-------- Supplied material --------
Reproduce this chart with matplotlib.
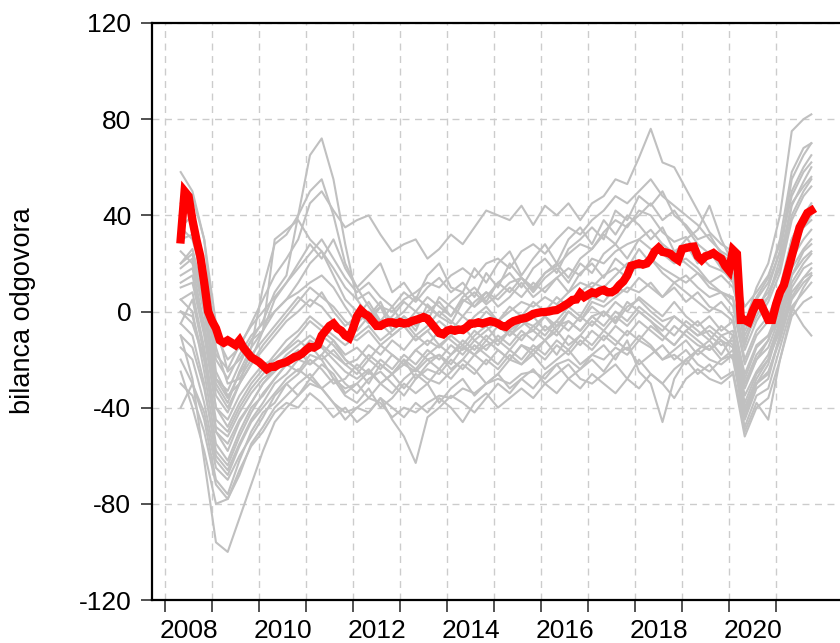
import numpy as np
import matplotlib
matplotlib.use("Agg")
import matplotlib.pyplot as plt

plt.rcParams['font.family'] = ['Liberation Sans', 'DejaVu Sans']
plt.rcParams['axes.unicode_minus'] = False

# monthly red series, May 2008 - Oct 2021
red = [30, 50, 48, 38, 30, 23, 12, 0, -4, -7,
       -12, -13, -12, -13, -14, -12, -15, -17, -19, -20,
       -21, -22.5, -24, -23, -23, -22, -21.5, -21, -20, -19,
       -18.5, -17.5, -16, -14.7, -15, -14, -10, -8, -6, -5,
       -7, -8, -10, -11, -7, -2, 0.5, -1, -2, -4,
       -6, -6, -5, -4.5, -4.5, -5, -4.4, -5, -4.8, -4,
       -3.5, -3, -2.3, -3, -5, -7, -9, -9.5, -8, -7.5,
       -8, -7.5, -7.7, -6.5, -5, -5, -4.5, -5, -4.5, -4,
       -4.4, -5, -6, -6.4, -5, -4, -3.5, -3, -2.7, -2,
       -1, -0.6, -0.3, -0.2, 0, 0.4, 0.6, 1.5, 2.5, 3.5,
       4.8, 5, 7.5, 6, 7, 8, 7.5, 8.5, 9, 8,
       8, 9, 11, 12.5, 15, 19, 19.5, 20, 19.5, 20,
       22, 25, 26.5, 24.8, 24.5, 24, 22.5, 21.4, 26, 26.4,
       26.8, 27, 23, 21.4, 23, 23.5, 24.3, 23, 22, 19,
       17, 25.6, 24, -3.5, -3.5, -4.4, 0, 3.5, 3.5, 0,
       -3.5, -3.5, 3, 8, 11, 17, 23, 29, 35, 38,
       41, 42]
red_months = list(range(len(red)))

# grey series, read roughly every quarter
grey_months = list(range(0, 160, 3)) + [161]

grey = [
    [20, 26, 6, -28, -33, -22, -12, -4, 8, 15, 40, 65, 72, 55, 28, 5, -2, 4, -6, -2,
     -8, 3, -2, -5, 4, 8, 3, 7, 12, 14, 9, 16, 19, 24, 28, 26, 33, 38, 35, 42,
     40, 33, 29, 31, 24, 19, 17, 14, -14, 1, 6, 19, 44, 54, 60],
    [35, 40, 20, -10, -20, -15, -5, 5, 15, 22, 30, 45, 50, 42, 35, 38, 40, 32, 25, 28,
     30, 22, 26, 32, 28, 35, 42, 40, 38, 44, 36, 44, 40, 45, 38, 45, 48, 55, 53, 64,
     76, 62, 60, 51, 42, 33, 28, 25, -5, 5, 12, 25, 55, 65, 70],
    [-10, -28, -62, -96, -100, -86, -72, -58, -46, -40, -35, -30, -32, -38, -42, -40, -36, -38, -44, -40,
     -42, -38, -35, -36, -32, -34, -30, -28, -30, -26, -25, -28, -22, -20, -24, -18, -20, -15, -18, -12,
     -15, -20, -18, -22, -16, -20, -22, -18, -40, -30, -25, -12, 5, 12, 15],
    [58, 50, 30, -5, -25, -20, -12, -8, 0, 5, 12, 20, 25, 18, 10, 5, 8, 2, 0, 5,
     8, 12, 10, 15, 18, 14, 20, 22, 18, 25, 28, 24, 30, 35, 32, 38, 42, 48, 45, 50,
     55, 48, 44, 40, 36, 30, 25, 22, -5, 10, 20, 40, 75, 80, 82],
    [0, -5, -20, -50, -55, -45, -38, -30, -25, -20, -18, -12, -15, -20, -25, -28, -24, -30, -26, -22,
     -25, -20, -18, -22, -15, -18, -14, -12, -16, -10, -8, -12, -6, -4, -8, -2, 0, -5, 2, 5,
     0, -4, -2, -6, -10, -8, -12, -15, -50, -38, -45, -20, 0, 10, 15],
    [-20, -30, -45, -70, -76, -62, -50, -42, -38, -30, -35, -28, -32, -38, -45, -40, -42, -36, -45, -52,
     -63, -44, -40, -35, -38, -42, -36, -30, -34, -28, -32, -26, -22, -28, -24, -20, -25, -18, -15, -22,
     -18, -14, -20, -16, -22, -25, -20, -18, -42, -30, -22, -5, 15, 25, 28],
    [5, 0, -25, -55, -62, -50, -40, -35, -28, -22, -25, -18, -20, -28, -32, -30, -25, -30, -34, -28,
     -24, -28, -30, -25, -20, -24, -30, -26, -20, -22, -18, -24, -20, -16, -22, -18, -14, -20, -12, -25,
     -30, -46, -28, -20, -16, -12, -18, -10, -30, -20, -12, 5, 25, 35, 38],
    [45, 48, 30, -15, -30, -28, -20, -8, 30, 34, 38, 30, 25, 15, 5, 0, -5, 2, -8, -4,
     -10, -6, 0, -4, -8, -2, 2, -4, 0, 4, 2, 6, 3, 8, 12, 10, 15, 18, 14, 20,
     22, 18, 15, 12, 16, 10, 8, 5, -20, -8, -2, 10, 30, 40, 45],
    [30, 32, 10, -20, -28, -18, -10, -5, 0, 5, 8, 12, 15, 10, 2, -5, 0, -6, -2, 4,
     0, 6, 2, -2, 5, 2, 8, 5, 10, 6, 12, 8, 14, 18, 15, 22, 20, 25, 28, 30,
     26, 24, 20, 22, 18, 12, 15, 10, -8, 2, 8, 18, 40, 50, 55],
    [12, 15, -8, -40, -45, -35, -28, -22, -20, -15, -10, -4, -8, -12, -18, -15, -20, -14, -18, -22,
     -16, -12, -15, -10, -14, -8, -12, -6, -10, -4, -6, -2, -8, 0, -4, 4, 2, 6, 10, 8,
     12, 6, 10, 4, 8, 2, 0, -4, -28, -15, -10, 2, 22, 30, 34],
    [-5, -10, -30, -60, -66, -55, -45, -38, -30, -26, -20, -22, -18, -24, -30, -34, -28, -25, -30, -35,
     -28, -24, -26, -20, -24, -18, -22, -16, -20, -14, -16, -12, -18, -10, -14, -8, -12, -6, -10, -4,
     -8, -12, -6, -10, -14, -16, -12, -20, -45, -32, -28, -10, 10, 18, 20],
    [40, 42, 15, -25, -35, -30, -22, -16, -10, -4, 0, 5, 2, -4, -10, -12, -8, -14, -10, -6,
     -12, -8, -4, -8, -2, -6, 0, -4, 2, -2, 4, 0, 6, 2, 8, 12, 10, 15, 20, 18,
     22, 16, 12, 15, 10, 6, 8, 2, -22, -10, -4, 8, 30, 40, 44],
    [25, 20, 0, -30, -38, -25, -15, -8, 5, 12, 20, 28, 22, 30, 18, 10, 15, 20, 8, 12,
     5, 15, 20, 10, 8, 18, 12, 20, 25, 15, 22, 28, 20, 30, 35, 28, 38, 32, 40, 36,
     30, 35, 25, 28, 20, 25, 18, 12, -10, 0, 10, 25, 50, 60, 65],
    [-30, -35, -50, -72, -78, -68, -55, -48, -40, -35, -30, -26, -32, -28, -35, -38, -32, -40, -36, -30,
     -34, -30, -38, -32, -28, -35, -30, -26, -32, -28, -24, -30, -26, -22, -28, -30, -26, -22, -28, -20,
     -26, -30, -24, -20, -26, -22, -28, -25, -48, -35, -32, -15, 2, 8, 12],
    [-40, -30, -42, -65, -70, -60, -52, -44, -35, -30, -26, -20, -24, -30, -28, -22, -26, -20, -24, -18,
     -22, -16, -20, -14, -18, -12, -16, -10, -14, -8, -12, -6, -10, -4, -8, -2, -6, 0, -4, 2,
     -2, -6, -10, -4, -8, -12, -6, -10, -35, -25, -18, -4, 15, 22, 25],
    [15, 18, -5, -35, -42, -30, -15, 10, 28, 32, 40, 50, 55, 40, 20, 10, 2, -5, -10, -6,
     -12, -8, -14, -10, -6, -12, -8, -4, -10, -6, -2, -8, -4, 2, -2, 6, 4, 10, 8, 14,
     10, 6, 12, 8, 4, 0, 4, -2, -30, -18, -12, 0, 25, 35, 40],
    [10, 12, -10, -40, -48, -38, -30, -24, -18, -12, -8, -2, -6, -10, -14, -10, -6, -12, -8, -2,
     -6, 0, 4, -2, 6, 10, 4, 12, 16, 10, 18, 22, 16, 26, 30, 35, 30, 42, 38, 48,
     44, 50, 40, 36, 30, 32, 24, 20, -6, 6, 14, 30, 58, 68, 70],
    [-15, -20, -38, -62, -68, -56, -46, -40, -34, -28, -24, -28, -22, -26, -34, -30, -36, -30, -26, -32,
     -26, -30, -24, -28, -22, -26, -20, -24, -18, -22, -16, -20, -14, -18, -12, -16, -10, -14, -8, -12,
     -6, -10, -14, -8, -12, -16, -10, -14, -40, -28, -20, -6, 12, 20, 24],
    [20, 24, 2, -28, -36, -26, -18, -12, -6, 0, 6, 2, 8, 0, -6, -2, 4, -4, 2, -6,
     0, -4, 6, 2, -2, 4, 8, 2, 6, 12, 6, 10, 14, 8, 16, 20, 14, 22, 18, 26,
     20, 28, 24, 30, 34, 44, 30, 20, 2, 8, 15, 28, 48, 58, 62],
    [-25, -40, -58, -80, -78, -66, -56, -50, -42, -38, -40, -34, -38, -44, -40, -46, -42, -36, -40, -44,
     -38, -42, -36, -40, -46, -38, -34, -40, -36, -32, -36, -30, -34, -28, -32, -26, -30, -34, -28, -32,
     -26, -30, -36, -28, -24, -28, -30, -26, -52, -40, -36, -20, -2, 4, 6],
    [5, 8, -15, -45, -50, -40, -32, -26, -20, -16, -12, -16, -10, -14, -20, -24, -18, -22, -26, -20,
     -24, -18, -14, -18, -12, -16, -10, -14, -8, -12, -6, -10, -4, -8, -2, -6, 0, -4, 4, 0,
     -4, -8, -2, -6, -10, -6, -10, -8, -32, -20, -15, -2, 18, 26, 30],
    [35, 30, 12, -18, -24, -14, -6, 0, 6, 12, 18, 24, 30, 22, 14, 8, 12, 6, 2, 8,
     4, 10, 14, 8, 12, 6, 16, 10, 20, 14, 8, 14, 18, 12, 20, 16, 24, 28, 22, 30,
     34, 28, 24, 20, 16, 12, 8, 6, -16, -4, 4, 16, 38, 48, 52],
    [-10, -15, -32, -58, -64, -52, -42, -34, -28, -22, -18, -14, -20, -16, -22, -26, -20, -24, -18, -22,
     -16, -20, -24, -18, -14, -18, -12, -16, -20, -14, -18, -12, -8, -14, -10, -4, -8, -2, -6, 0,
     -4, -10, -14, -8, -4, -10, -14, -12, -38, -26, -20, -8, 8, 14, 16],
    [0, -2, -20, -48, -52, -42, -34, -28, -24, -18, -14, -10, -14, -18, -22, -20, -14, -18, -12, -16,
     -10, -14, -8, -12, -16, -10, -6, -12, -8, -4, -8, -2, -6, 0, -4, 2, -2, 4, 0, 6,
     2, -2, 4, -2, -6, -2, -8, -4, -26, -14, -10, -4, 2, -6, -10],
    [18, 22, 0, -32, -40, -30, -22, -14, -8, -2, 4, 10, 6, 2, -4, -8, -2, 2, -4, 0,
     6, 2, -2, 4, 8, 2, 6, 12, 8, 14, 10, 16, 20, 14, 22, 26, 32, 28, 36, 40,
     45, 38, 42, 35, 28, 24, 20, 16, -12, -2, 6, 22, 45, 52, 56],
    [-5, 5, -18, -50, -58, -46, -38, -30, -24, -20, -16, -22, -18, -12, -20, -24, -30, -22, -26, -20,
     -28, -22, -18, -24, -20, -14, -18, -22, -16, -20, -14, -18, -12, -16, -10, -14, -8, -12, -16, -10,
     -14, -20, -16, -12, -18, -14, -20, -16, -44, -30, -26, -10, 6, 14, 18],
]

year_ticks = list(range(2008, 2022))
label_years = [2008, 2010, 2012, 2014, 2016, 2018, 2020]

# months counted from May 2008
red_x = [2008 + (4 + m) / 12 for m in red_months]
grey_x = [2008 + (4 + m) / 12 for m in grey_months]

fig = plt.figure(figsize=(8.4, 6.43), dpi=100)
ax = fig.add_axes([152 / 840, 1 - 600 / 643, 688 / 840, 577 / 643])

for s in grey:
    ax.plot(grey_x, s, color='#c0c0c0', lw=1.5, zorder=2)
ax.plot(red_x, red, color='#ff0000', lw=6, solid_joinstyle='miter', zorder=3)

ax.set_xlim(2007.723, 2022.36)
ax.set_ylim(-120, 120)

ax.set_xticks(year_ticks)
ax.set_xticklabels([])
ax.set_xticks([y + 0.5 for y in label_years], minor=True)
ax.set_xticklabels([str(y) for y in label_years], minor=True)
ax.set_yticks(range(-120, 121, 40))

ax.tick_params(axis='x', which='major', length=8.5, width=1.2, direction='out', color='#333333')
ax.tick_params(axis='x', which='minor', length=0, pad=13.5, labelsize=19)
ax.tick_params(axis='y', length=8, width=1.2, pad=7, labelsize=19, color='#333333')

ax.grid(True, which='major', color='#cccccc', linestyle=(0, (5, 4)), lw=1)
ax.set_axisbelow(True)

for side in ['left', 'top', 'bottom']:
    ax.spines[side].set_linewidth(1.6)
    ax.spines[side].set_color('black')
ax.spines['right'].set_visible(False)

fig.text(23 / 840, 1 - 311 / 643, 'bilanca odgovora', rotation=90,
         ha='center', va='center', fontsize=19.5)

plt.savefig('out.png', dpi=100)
--------
**Given instruction**
The lines from the top of the data above through the one holding "grey_months = list(range(0, 160, 3)) + [161]" are to be repeated exactly, and only those, with no pictures.

**Solution for this exercise**
Reproduce this chart with matplotlib.
import numpy as np
import matplotlib
matplotlib.use("Agg")
import matplotlib.pyplot as plt

plt.rcParams['font.family'] = ['Liberation Sans', 'DejaVu Sans']
plt.rcParams['axes.unicode_minus'] = False

# monthly red series, May 2008 - Oct 2021
red = [30, 50, 48, 38, 30, 23, 12, 0, -4, -7,
       -12, -13, -12, -13, -14, -12, -15, -17, -19, -20,
       -21, -22.5, -24, -23, -23, -22, -21.5, -21, -20, -19,
       -18.5, -17.5, -16, -14.7, -15, -14, -10, -8, -6, -5,
       -7, -8, -10, -11, -7, -2, 0.5, -1, -2, -4,
       -6, -6, -5, -4.5, -4.5, -5, -4.4, -5, -4.8, -4,
       -3.5, -3, -2.3, -3, -5, -7, -9, -9.5, -8, -7.5,
       -8, -7.5, -7.7, -6.5, -5, -5, -4.5, -5, -4.5, -4,
       -4.4, -5, -6, -6.4, -5, -4, -3.5, -3, -2.7, -2,
       -1, -0.6, -0.3, -0.2, 0, 0.4, 0.6, 1.5, 2.5, 3.5,
       4.8, 5, 7.5, 6, 7, 8, 7.5, 8.5, 9, 8,
       8, 9, 11, 12.5, 15, 19, 19.5, 20, 19.5, 20,
       22, 25, 26.5, 24.8, 24.5, 24, 22.5, 21.4, 26, 26.4,
       26.8, 27, 23, 21.4, 23, 23.5, 24.3, 23, 22, 19,
       17, 25.6, 24, -3.5, -3.5, -4.4, 0, 3.5, 3.5, 0,
       -3.5, -3.5, 3, 8, 11, 17, 23, 29, 35, 38,
       41, 42]
red_months = list(range(len(red)))

# grey series, read roughly every quarter
grey_months = list(range(0, 160, 3)) + [161]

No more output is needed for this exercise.